196. If a man has knocked out the eye of a patrician, his eye shall be knocked out. . . .

200. If a patrician has knocked out the tooth of a man that is his equal, his tooth shall be knocked out.
 

I think that I can hear you say, "Whoa! I never heard that bit about 'patrician' or 'equal' before. What's that all about?" 

Well, I'll tell you. 

The Code of Hammurabi explicitly set separate laws for patricians, a/k/a the 1%, and plebians, a/k/a the 99%. Patricians enjoyed the full protection of "an eye for an eye, a tooth for a tooth." Plebians did not. Here is what they got: 

198. If [a man] has knocked out the eye of a plebian . . . he shall pay one mina of silver.
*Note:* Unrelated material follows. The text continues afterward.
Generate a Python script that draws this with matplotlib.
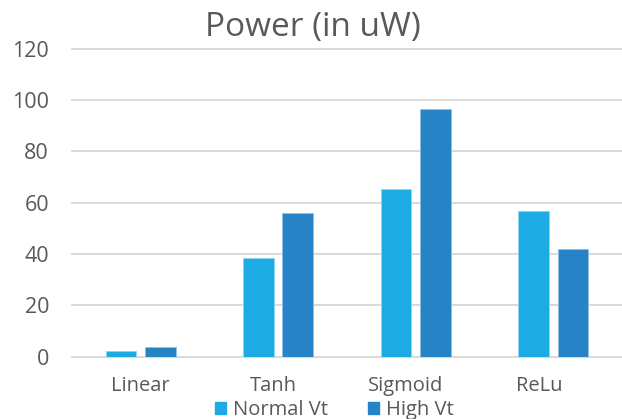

199. If he has knocked out the eye of a patrician's servant . . . he shall pay half [of the servant's] value [to the patrician]. . . .

201. If [a patrician] has knocked out the tooth of a plebian, he shall pay one-third of a mina of silver.
 

(Today, a mina of silver would be worth about $600.) 

Here is another example: 

202-204. If a man has smitten the privates [ouch!!] of a man higher in rank than he, he shall be scourged with sixty blows of an ox-hide scourge, in the assembly. If a [patrician] has smitten the privates of a patrician of his own rank, he shall pay one mina of silver. If a plebian has smitten the privates of a plebian, he shall pay ten shekels of silver. 

(A shekel of silver today would be worth about $10.) 

And another one: 

209-213. If a man has struck a free woman with child, and has caused her to miscarry, he shall pay ten shekels for her miscarriage . . . . If it be the daughter of a plebian that has miscarried through his blows, he shall pay five shekels of silver. . . . If he has struck a man's maid and caused her to miscarry, he shall pay two shekels of silver. 

So here is the point: in the wrong hands, the law itself becomes a means - a very powerful means - of discrimination. And in many respects, it already is. Look at the tax code. Look at banking law. Look at abortion laws. Look at the laws on marriage equality. And look at the system itself: most people have the same access to the so-called "justice system" as they do to the Ritz-Carlton. 

And whose hands are "the wrong hands"? How about the hands of a gentleman who has never had to dirty his hands at any time during his entire life? A gentleman "to the manor born"? The spiritual heir to Thurston Howell, III? 

We already have reached a point where inequality is so extreme that the median wealth of whites is seven times higher than that of African-Americans, and African-Americans are seven times more likely to be incarcerated. 

When we choose our legislators in a few days, let's remember this: the laws that they pass can be a force for equality, or a force against it. That's not only a big difference, it's the biggest difference of all.